• _The exercise_
Beginning with the first line, set down every line through the one containing "fig = plt.figure(figsize=(W", exactly as it appears, but not the pictures.
•••••
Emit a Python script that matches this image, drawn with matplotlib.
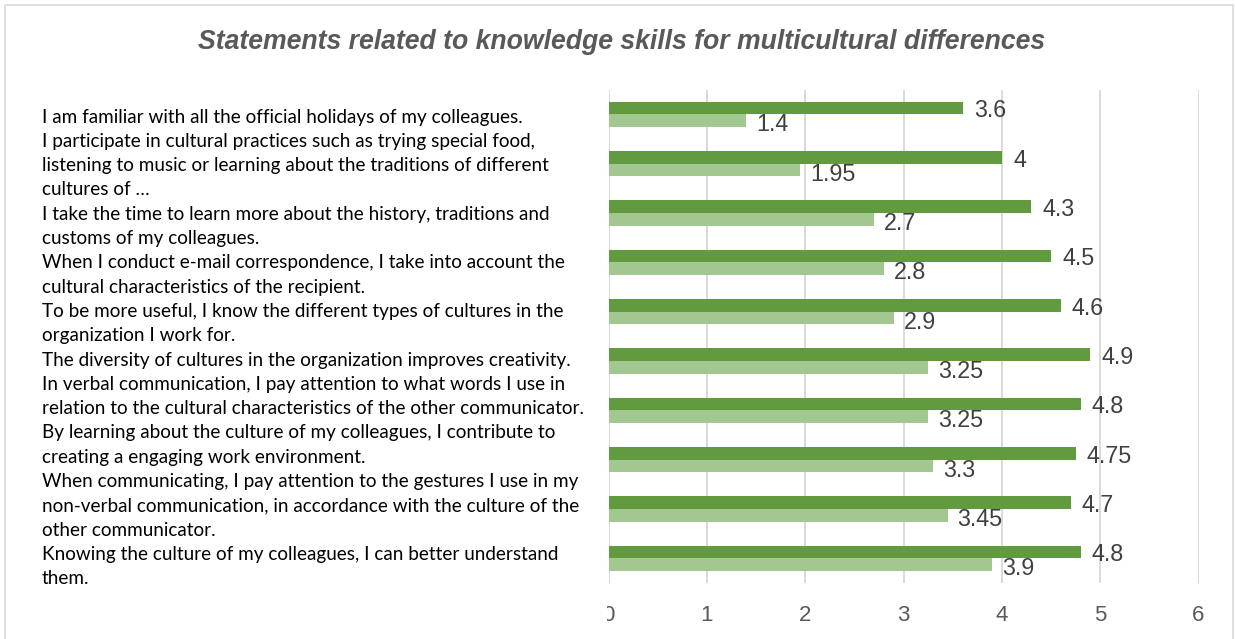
import matplotlib.pyplot as plt
from matplotlib.patches import Rectangle
from matplotlib.transforms import Bbox, TransformedBbox

# statements, wrapped the way they are printed in the label column
statements = [
    "I am familiar with all the official holidays of my colleagues.",
    "I participate in cultural practices such as trying special food,\n"
    "listening to music or learning about the traditions of different\n"
    "cultures of …",
    "I take the time to learn more about the history, traditions and\n"
    "customs of my colleagues.",
    "When I conduct e-mail correspondence, I take into account the\n"
    "cultural characteristics of the recipient.",
    "To be more useful, I know the different types of cultures in the\n"
    "organization I work for.",
    "The diversity of cultures in the organization improves creativity.",
    "In verbal communication, I pay attention to what words I use in\n"
    "relation to the cultural characteristics of the other communicator.",
    "By learning about the culture of my colleagues, I contribute to\n"
    "creating a engaging work environment.",
    "When communicating, I pay attention to the gestures I use in my\n"
    "non-verbal communication, in accordance with the culture of the\n"
    "other communicator.",
    "Knowing the culture of my colleagues, I can better understand\n"
    "them.",
]
values_1 = [3.6, 4, 4.3, 4.5, 4.6, 4.9, 4.8, 4.75, 4.7, 4.8]
values_2 = [1.4, 1.95, 2.7, 2.8, 2.9, 3.25, 3.25, 3.3, 3.45, 3.9]
x_ticks = [0, 1, 2, 3, 4, 5, 6]

title = "Statements related to knowledge skills for multicultural differences"

DARK = "#629b3f"
LIGHT = "#a3c790"
GRID = "#d9d9d9"

W, H = 1235, 639
fig = plt.figure(figsize=(W / 100, H / 100), dpi=100)

# outer chart border
fig.patches.append(Rectangle((5 / W, -0.01), 1228 / W, (H - 5) / H + 0.01,
                             transform=fig.transFigure, fill=False,
                             edgecolor=GRID, linewidth=1.2))

fig.text(622 / W, 1 - 42 / H, title, ha="center", va="center",
         fontsize=19.2, fontweight="bold", fontstyle="italic",
         color="#595959", family="Liberation Sans")

# label column on the left: one line after another
line_step = 24.3
y_line = 117
for s in statements:
    for line in s.split("\n"):
        fig.text(42 / W, 1 - y_line / H, line, ha="left", va="center",
                 fontsize=13.6, color="black", family="Lato")
        y_line += line_step

ax = fig.add_axes([608.7 / W, 1 - 583 / H, 589.8 / W, 493.3 / H])

n = len(values_1)
pos = list(range(n))
h = 0.254
ax.barh([p - h / 2 for p in pos], values_1, height=h, color=DARK, zorder=3)
ax.barh([p + h / 2 for p in pos], values_2, height=h, color=LIGHT, zorder=3)

for p, v in zip(pos, values_1):
    ax.annotate(f"{v:g}", (v, p - h / 2), xytext=(8, -2),
                textcoords="offset points", va="center", ha="left",
                fontsize=16.8, color="#404040", family="Liberation Sans")
for p, v in zip(pos, values_2):
    ax.annotate(f"{v:g}", (v, p + h / 2), xytext=(7, -3),
                textcoords="offset points", va="center", ha="left",
                fontsize=16.8, color="#404040", family="Liberation Sans")

ax.set_xlim(0, 6)
ax.set_ylim(n - 0.5, -0.5)
ax.set_xticks(x_ticks)
ax.set_yticks([])
ax.grid(axis="x", color=GRID, linewidth=1.4, zorder=0)
for sp in ax.spines.values():
    sp.set_visible(False)
ax.tick_params(axis="x", length=0, pad=15.5, labelsize=16, labelcolor="#595959")
for lbl in ax.get_xticklabels():
    lbl.set_family("Liberation Sans")

# the first tick label is cut at the left edge of the plot region
first = ax.xaxis.get_major_ticks()[0].label1
first.set_clip_box(TransformedBbox(Bbox([[606.5 / W, 0], [1, 1]]), fig.transFigure))
first.set_clip_on(True)
fig.patches.append(Rectangle((598 / W, 1 - 624 / H), 8.5 / W, 26 / H,
                             transform=fig.transFigure, facecolor="white",
                             edgecolor="none", zorder=5))

fig.savefig("out.png", dpi=100)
•••••
• _Solution for this task_
Emit a Python script that matches this image, drawn with matplotlib.
import matplotlib.pyplot as plt
from matplotlib.patches import Rectangle
from matplotlib.transforms import Bbox, TransformedBbox

# statements, wrapped the way they are printed in the label column
statements = [
    "I am familiar with all the official holidays of my colleagues.",
    "I participate in cultural practices such as trying special food,\n"
    "listening to music or learning about the traditions of different\n"
    "cultures of …",
    "I take the time to learn more about the history, traditions and\n"
    "customs of my colleagues.",
    "When I conduct e-mail correspondence, I take into account the\n"
    "cultural characteristics of the recipient.",
    "To be more useful, I know the different types of cultures in the\n"
    "organization I work for.",
    "The diversity of cultures in the organization improves creativity.",
    "In verbal communication, I pay attention to what words I use in\n"
    "relation to the cultural characteristics of the other communicator.",
    "By learning about the culture of my colleagues, I contribute to\n"
    "creating a engaging work environment.",
    "When communicating, I pay attention to the gestures I use in my\n"
    "non-verbal communication, in accordance with the culture of the\n"
    "other communicator.",
    "Knowing the culture of my colleagues, I can better understand\n"
    "them.",
]
values_1 = [3.6, 4, 4.3, 4.5, 4.6, 4.9, 4.8, 4.75, 4.7, 4.8]
values_2 = [1.4, 1.95, 2.7, 2.8, 2.9, 3.25, 3.25, 3.3, 3.45, 3.9]
x_ticks = [0, 1, 2, 3, 4, 5, 6]

title = "Statements related to knowledge skills for multicultural differences"

DARK = "#629b3f"
LIGHT = "#a3c790"
GRID = "#d9d9d9"

W, H = 1235, 639
fig = plt.figure(figsize=(W / 100, H / 100), dpi=100)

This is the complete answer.